#### [WRITTEN PROBLEM]
Give a verbatim copy of the lines below, minus the pictures.

#### [RECORD EXCERPTS]
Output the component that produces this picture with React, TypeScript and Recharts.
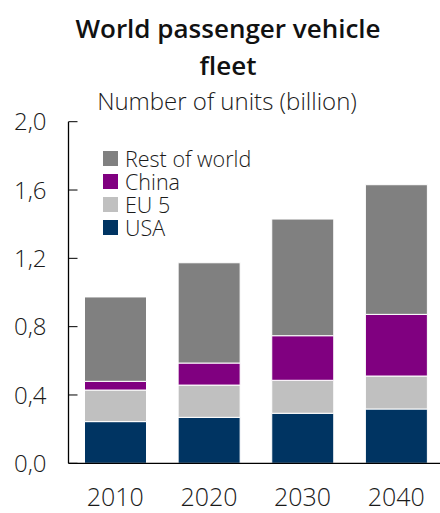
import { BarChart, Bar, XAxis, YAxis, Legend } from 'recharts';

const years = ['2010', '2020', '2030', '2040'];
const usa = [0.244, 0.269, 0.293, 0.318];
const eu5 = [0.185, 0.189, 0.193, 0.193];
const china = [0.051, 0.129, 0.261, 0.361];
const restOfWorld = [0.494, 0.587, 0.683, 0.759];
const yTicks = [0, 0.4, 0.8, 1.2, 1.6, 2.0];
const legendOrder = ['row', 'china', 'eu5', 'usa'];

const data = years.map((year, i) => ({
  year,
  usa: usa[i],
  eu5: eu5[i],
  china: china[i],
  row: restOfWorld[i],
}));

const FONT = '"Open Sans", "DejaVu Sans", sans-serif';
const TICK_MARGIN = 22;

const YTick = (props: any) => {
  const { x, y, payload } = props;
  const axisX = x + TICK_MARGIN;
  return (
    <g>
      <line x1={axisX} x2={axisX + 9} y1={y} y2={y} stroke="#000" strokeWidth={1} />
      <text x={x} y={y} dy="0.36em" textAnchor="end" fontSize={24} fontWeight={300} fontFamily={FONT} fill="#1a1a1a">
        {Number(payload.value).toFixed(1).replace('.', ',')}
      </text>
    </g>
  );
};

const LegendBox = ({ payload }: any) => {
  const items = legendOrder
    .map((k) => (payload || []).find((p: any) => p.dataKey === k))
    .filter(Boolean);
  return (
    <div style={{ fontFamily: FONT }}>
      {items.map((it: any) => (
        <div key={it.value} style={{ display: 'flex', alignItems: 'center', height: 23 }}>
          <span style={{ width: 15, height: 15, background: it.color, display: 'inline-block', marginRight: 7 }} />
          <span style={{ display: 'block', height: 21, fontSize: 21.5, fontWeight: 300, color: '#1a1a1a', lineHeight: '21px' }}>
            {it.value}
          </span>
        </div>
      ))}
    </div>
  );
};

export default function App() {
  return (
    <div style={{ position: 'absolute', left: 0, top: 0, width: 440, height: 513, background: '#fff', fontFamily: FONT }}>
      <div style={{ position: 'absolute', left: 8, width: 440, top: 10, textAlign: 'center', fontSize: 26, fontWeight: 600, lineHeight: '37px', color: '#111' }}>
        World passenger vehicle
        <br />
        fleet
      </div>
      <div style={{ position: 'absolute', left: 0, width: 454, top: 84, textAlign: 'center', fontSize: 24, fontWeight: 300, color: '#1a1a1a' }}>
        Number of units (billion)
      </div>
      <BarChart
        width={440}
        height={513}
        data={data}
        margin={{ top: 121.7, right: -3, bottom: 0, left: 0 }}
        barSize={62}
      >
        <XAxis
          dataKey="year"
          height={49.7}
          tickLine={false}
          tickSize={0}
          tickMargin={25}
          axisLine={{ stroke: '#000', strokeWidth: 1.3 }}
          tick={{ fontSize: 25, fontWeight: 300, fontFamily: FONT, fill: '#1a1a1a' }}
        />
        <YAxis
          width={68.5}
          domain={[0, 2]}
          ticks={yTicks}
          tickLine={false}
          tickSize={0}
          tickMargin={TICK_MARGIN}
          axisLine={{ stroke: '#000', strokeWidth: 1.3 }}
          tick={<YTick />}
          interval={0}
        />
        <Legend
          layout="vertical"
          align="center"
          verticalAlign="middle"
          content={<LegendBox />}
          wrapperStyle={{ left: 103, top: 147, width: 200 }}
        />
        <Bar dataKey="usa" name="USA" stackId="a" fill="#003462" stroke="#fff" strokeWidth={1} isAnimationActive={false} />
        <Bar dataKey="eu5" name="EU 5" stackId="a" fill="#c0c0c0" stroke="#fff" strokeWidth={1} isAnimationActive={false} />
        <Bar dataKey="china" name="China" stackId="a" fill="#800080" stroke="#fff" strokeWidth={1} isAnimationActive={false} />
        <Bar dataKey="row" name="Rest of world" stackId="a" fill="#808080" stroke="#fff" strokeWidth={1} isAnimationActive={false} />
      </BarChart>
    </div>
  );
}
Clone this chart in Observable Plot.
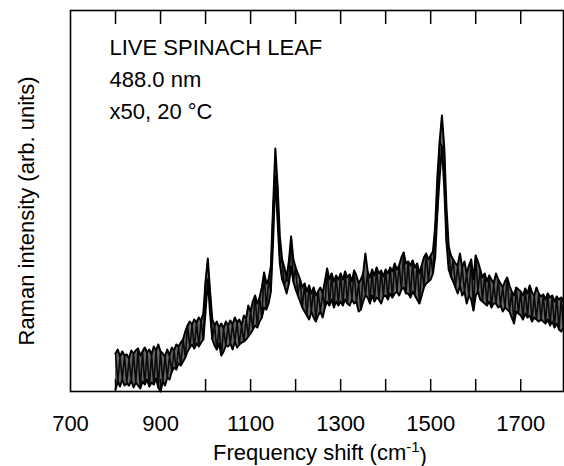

#### [TASK SOLUTION]
Output the component that produces this picture with React, TypeScript and Recharts.
import { BarChart, Bar, XAxis, YAxis, Legend } from 'recharts';

const years = ['2010', '2020', '2030', '2040'];
const usa = [0.244, 0.269, 0.293, 0.318];
const eu5 = [0.185, 0.189, 0.193, 0.193];
const china = [0.051, 0.129, 0.261, 0.361];
const restOfWorld = [0.494, 0.587, 0.683, 0.759];
const yTicks = [0, 0.4, 0.8, 1.2, 1.6, 2.0];
const legendOrder = ['row', 'china', 'eu5', 'usa'];

const data = years.map((year, i) => ({
  year,
  usa: usa[i],
  eu5: eu5[i],
  china: china[i],
  row: restOfWorld[i],
}));

const FONT = '"Open Sans", "DejaVu Sans", sans-serif';
const TICK_MARGIN = 22;

const YTick = (props: any) => {
  const { x, y, payload } = props;
  const axisX = x + TICK_MARGIN;
  return (
    <g>
      <line x1={axisX} x2={axisX + 9} y1={y} y2={y} stroke="#000" strokeWidth={1} />
      <text x={x} y={y} dy="0.36em" textAnchor="end" fontSize={24} fontWeight={300} fontFamily={FONT} fill="#1a1a1a">
        {Number(payload.value).toFixed(1).replace('.', ',')}
      </text>
    </g>
  );
};

const LegendBox = ({ payload }: any) => {
  const items = legendOrder
    .map((k) => (payload || []).find((p: any) => p.dataKey === k))
    .filter(Boolean);
  return (
    <div style={{ fontFamily: FONT }}>
      {items.map((it: any) => (
        <div key={it.value} style={{ display: 'flex', alignItems: 'center', height: 23 }}>
          <span style={{ width: 15, height: 15, background: it.color, display: 'inline-block', marginRight: 7 }} />
          <span style={{ display: 'block', height: 21, fontSize: 21.5, fontWeight: 300, color: '#1a1a1a', lineHeight: '21px' }}>
            {it.value}
          </span>
        </div>
      ))}
    </div>
  );
};

export default function App() {
  return (
    <div style={{ position: 'absolute', left: 0, top: 0, width: 440, height: 513, background: '#fff', fontFamily: FONT }}>
      <div style={{ position: 'absolute', left: 8, width: 440, top: 10, textAlign: 'center', fontSize: 26, fontWeight: 600, lineHeight: '37px', color: '#111' }}>
        World passenger vehicle
        <br />
        fleet
      </div>
      <div style={{ position: 'absolute', left: 0, width: 454, top: 84, textAlign: 'center', fontSize: 24, fontWeight: 300, color: '#1a1a1a' }}>
        Number of units (billion)
      </div>
      <BarChart
        width={440}
        height={513}
        data={data}
        margin={{ top: 121.7, right: -3, bottom: 0, left: 0 }}
        barSize={62}
      >
        <XAxis
          dataKey="year"
          height={49.7}
          tickLine={false}
          tickSize={0}
          tickMargin={25}
          axisLine={{ stroke: '#000', strokeWidth: 1.3 }}
          tick={{ fontSize: 25, fontWeight: 300, fontFamily: FONT, fill: '#1a1a1a' }}
        />
        <YAxis
          width={68.5}
          domain={[0, 2]}
          ticks={yTicks}
          tickLine={false}
          tickSize={0}
          tickMargin={TICK_MARGIN}
          axisLine={{ stroke: '#000', strokeWidth: 1.3 }}
          tick={<YTick />}
          interval={0}
        />
        <Legend
          layout="vertical"
          align="center"
          verticalAlign="middle"
          content={<LegendBox />}
          wrapperStyle={{ left: 103, top: 147, width: 200 }}
        />
        <Bar dataKey="usa" name="USA" stackId="a" fill="#003462" stroke="#fff" strokeWidth={1} isAnimationActive={false} />
        <Bar dataKey="eu5" name="EU 5" stackId="a" fill="#c0c0c0" stroke="#fff" strokeWidth={1} isAnimationActive={false} />
        <Bar dataKey="china" name="China" stackId="a" fill="#800080" stroke="#fff" strokeWidth={1} isAnimationActive={false} />
        <Bar dataKey="row" name="Rest of world" stackId="a" fill="#808080" stroke="#fff" strokeWidth={1} isAnimationActive={false} />
      </BarChart>
    </div>
  );
}
Clone this chart in Observable Plot.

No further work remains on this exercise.